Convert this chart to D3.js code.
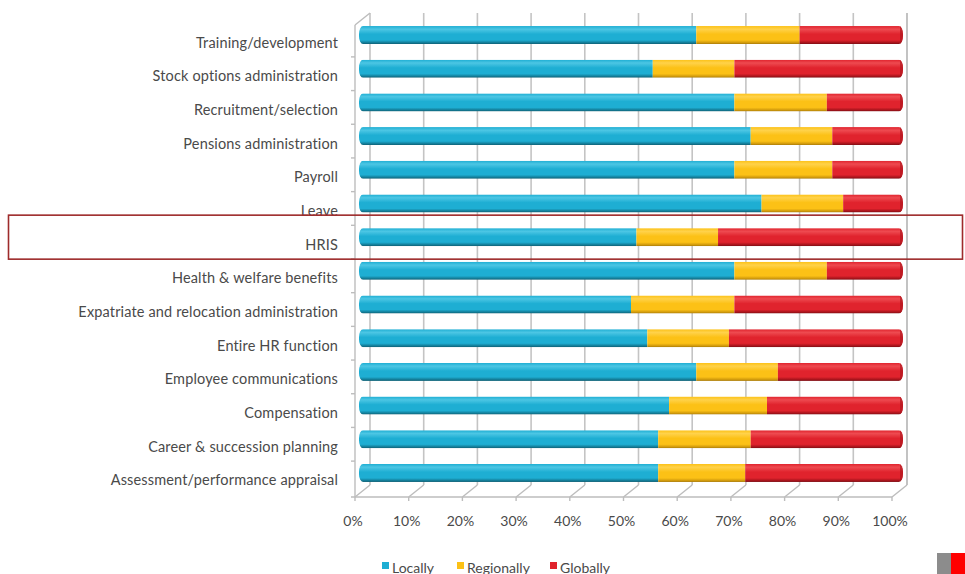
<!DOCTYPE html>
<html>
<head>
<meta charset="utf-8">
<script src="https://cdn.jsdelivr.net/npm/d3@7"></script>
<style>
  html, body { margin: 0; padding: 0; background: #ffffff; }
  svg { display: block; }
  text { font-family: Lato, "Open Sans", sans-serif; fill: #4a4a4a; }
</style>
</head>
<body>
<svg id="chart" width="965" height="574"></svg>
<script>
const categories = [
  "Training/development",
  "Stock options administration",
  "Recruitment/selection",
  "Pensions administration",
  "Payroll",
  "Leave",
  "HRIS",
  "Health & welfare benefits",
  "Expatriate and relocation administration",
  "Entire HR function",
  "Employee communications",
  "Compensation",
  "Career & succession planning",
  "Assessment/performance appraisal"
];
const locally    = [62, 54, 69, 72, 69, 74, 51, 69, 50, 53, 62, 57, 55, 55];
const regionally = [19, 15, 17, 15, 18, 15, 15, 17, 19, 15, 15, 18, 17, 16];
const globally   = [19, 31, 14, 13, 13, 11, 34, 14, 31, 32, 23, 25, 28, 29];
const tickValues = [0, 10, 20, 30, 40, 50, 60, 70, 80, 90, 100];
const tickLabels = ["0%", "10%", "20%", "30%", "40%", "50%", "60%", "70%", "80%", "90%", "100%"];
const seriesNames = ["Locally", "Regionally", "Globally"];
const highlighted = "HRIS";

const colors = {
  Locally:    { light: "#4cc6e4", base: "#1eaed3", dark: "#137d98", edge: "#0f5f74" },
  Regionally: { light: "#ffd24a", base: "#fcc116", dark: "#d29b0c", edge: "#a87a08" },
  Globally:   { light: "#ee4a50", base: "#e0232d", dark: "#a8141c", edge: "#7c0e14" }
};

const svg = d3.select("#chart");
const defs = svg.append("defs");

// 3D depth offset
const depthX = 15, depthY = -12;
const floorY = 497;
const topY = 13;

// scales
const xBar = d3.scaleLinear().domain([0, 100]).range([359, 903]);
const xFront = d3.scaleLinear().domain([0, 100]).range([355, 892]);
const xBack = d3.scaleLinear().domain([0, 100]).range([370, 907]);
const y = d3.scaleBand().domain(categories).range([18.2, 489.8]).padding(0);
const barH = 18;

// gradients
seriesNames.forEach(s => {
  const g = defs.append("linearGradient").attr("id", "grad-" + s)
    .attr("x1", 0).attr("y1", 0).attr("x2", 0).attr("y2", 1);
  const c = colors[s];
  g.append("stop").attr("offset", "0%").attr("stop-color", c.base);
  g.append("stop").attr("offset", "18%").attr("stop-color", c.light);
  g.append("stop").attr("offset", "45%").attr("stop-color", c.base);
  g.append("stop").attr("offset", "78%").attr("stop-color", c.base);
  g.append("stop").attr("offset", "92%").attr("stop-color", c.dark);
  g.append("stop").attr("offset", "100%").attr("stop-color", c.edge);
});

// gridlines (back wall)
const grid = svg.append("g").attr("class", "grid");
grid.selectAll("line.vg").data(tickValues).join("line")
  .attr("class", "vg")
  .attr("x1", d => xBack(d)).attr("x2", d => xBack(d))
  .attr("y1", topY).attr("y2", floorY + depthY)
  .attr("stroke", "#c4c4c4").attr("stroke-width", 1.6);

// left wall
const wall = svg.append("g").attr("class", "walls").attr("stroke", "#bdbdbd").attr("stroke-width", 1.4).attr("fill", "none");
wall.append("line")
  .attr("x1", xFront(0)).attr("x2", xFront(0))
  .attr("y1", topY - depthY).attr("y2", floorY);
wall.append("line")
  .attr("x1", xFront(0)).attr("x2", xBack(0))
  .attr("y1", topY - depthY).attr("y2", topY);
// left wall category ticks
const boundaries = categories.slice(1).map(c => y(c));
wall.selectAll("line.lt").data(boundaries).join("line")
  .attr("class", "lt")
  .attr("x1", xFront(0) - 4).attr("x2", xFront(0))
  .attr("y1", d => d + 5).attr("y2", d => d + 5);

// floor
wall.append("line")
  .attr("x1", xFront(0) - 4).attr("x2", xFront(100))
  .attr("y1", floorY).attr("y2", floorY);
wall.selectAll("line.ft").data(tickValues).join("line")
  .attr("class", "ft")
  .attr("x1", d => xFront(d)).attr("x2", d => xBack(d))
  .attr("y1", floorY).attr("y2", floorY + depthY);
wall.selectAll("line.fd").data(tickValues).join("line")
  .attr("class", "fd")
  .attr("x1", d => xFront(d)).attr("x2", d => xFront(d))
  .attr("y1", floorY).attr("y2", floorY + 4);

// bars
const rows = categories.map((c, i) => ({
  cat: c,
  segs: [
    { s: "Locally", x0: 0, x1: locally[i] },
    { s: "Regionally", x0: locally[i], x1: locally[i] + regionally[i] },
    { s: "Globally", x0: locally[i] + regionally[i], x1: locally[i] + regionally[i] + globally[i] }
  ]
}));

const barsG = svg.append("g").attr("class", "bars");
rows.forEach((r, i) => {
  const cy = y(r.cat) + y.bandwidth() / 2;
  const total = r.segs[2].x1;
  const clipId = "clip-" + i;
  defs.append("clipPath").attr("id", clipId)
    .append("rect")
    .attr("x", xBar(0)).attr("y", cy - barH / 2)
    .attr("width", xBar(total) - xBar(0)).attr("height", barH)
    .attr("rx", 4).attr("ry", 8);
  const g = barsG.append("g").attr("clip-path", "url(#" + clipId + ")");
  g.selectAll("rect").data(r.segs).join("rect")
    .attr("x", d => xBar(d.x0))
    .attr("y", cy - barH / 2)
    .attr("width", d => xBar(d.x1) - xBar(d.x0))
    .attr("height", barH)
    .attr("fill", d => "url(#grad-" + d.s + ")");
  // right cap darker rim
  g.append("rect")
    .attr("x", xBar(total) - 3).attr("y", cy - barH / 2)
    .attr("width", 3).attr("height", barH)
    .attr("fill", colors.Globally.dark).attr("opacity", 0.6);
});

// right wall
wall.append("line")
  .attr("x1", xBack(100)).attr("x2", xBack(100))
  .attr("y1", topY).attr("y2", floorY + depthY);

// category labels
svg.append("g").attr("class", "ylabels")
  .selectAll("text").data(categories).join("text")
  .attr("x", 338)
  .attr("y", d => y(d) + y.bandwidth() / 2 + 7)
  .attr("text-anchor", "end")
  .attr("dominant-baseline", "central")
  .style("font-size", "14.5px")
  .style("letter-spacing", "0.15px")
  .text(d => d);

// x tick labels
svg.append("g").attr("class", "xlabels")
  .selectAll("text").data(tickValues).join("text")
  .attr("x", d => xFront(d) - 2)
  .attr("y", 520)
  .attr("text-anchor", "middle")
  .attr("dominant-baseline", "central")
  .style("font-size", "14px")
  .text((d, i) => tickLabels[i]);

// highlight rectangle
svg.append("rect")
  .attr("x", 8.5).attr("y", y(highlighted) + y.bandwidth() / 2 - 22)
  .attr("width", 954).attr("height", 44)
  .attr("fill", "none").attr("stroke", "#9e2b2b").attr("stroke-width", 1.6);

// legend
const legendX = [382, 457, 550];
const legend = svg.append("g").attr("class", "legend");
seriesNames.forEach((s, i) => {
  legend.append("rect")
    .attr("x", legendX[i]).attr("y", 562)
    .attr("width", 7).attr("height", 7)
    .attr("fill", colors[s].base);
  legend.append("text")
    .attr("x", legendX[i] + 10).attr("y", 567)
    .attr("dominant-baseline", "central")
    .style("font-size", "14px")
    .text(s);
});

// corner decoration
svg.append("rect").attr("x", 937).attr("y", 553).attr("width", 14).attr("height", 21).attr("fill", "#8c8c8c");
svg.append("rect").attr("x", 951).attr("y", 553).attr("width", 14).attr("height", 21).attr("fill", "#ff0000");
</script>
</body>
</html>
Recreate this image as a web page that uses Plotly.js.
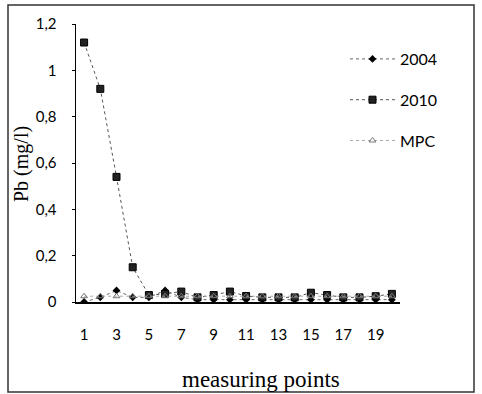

········

Challenge: Omit the pictures and output all of the other material exactly.

Written answer:
Convert this chart to D3.js code.
<!DOCTYPE html>
<html>
<head>
<meta charset="utf-8">
<script src="https://cdn.jsdelivr.net/npm/d3@7"></script>
<style>
  html, body { margin: 0; padding: 0; background: #ffffff; }
  svg { display: block; }
  text { font-family: Lato, "Open Sans", sans-serif; fill: #4a4a4a; }
</style>
</head>
<body>
<svg id="chart" width="965" height="574"></svg>
<script>
const categories = [
  "Training/development",
  "Stock options administration",
  "Recruitment/selection",
  "Pensions administration",
  "Payroll",
  "Leave",
  "HRIS",
  "Health & welfare benefits",
  "Expatriate and relocation administration",
  "Entire HR function",
  "Employee communications",
  "Compensation",
  "Career & succession planning",
  "Assessment/performance appraisal"
];
const locally    = [62, 54, 69, 72, 69, 74, 51, 69, 50, 53, 62, 57, 55, 55];
const regionally = [19, 15, 17, 15, 18, 15, 15, 17, 19, 15, 15, 18, 17, 16];
const globally   = [19, 31, 14, 13, 13, 11, 34, 14, 31, 32, 23, 25, 28, 29];
const tickValues = [0, 10, 20, 30, 40, 50, 60, 70, 80, 90, 100];
const tickLabels = ["0%", "10%", "20%", "30%", "40%", "50%", "60%", "70%", "80%", "90%", "100%"];
const seriesNames = ["Locally", "Regionally", "Globally"];
const highlighted = "HRIS";

const colors = {
  Locally:    { light: "#4cc6e4", base: "#1eaed3", dark: "#137d98", edge: "#0f5f74" },
  Regionally: { light: "#ffd24a", base: "#fcc116", dark: "#d29b0c", edge: "#a87a08" },
  Globally:   { light: "#ee4a50", base: "#e0232d", dark: "#a8141c", edge: "#7c0e14" }
};

const svg = d3.select("#chart");
const defs = svg.append("defs");

// 3D depth offset
const depthX = 15, depthY = -12;
const floorY = 497;
const topY = 13;

// scales
const xBar = d3.scaleLinear().domain([0, 100]).range([359, 903]);
const xFront = d3.scaleLinear().domain([0, 100]).range([355, 892]);
const xBack = d3.scaleLinear().domain([0, 100]).range([370, 907]);
const y = d3.scaleBand().domain(categories).range([18.2, 489.8]).padding(0);
const barH = 18;

// gradients
seriesNames.forEach(s => {
  const g = defs.append("linearGradient").attr("id", "grad-" + s)
    .attr("x1", 0).attr("y1", 0).attr("x2", 0).attr("y2", 1);
  const c = colors[s];
  g.append("stop").attr("offset", "0%").attr("stop-color", c.base);
  g.append("stop").attr("offset", "18%").attr("stop-color", c.light);
  g.append("stop").attr("offset", "45%").attr("stop-color", c.base);
  g.append("stop").attr("offset", "78%").attr("stop-color", c.base);
  g.append("stop").attr("offset", "92%").attr("stop-color", c.dark);
  g.append("stop").attr("offset", "100%").attr("stop-color", c.edge);
});

// gridlines (back wall)
const grid = svg.append("g").attr("class", "grid");
grid.selectAll("line.vg").data(tickValues).join("line")
  .attr("class", "vg")
  .attr("x1", d => xBack(d)).attr("x2", d => xBack(d))
  .attr("y1", topY).attr("y2", floorY + depthY)
  .attr("stroke", "#c4c4c4").attr("stroke-width", 1.6);

// left wall
const wall = svg.append("g").attr("class", "walls").attr("stroke", "#bdbdbd").attr("stroke-width", 1.4).attr("fill", "none");
wall.append("line")
  .attr("x1", xFront(0)).attr("x2", xFront(0))
  .attr("y1", topY - depthY).attr("y2", floorY);
wall.append("line")
  .attr("x1", xFront(0)).attr("x2", xBack(0))
  .attr("y1", topY - depthY).attr("y2", topY);
// left wall category ticks
const boundaries = categories.slice(1).map(c => y(c));
wall.selectAll("line.lt").data(boundaries).join("line")
  .attr("class", "lt")
  .attr("x1", xFront(0) - 4).attr("x2", xFront(0))
  .attr("y1", d => d + 5).attr("y2", d => d + 5);

// floor
wall.append("line")
  .attr("x1", xFront(0) - 4).attr("x2", xFront(100))
  .attr("y1", floorY).attr("y2", floorY);
wall.selectAll("line.ft").data(tickValues).join("line")
  .attr("class", "ft")
  .attr("x1", d => xFront(d)).attr("x2", d => xBack(d))
  .attr("y1", floorY).attr("y2", floorY + depthY);
wall.selectAll("line.fd").data(tickValues).join("line")
  .attr("class", "fd")
  .attr("x1", d => xFront(d)).attr("x2", d => xFront(d))
  .attr("y1", floorY).attr("y2", floorY + 4);

// bars
const rows = categories.map((c, i) => ({
  cat: c,
  segs: [
    { s: "Locally", x0: 0, x1: locally[i] },
    { s: "Regionally", x0: locally[i], x1: locally[i] + regionally[i] },
    { s: "Globally", x0: locally[i] + regionally[i], x1: locally[i] + regionally[i] + globally[i] }
  ]
}));

const barsG = svg.append("g").attr("class", "bars");
rows.forEach((r, i) => {
  const cy = y(r.cat) + y.bandwidth() / 2;
  const total = r.segs[2].x1;
  const clipId = "clip-" + i;
  defs.append("clipPath").attr("id", clipId)
    .append("rect")
    .attr("x", xBar(0)).attr("y", cy - barH / 2)
    .attr("width", xBar(total) - xBar(0)).attr("height", barH)
    .attr("rx", 4).attr("ry", 8);
  const g = barsG.append("g").attr("clip-path", "url(#" + clipId + ")");
  g.selectAll("rect").data(r.segs).join("rect")
    .attr("x", d => xBar(d.x0))
    .attr("y", cy - barH / 2)
    .attr("width", d => xBar(d.x1) - xBar(d.x0))
    .attr("height", barH)
    .attr("fill", d => "url(#grad-" + d.s + ")");
  // right cap darker rim
  g.append("rect")
    .attr("x", xBar(total) - 3).attr("y", cy - barH / 2)
    .attr("width", 3).attr("height", barH)
    .attr("fill", colors.Globally.dark).attr("opacity", 0.6);
});

// right wall
wall.append("line")
  .attr("x1", xBack(100)).attr("x2", xBack(100))
  .attr("y1", topY).attr("y2", floorY + depthY);

// category labels
svg.append("g").attr("class", "ylabels")
  .selectAll("text").data(categories).join("text")
  .attr("x", 338)
  .attr("y", d => y(d) + y.bandwidth() / 2 + 7)
  .attr("text-anchor", "end")
  .attr("dominant-baseline", "central")
  .style("font-size", "14.5px")
  .style("letter-spacing", "0.15px")
  .text(d => d);

// x tick labels
svg.append("g").attr("class", "xlabels")
  .selectAll("text").data(tickValues).join("text")
  .attr("x", d => xFront(d) - 2)
  .attr("y", 520)
  .attr("text-anchor", "middle")
  .attr("dominant-baseline", "central")
  .style("font-size", "14px")
  .text((d, i) => tickLabels[i]);

// highlight rectangle
svg.append("rect")
  .attr("x", 8.5).attr("y", y(highlighted) + y.bandwidth() / 2 - 22)
  .attr("width", 954).attr("height", 44)
  .attr("fill", "none").attr("stroke", "#9e2b2b").attr("stroke-width", 1.6);

// legend
const legendX = [382, 457, 550];
const legend = svg.append("g").attr("class", "legend");
seriesNames.forEach((s, i) => {
  legend.append("rect")
    .attr("x", legendX[i]).attr("y", 562)
    .attr("width", 7).attr("height", 7)
    .attr("fill", colors[s].base);
  legend.append("text")
    .attr("x", legendX[i] + 10).attr("y", 567)
    .attr("dominant-baseline", "central")
    .style("font-size", "14px")
    .text(s);
});

// corner decoration
svg.append("rect").attr("x", 937).attr("y", 553).attr("width", 14).attr("height", 21).attr("fill", "#8c8c8c");
svg.append("rect").attr("x", 951).attr("y", 553).attr("width", 14).attr("height", 21).attr("fill", "#ff0000");
</script>
</body>
</html>
Recreate this image as a web page that uses Plotly.js.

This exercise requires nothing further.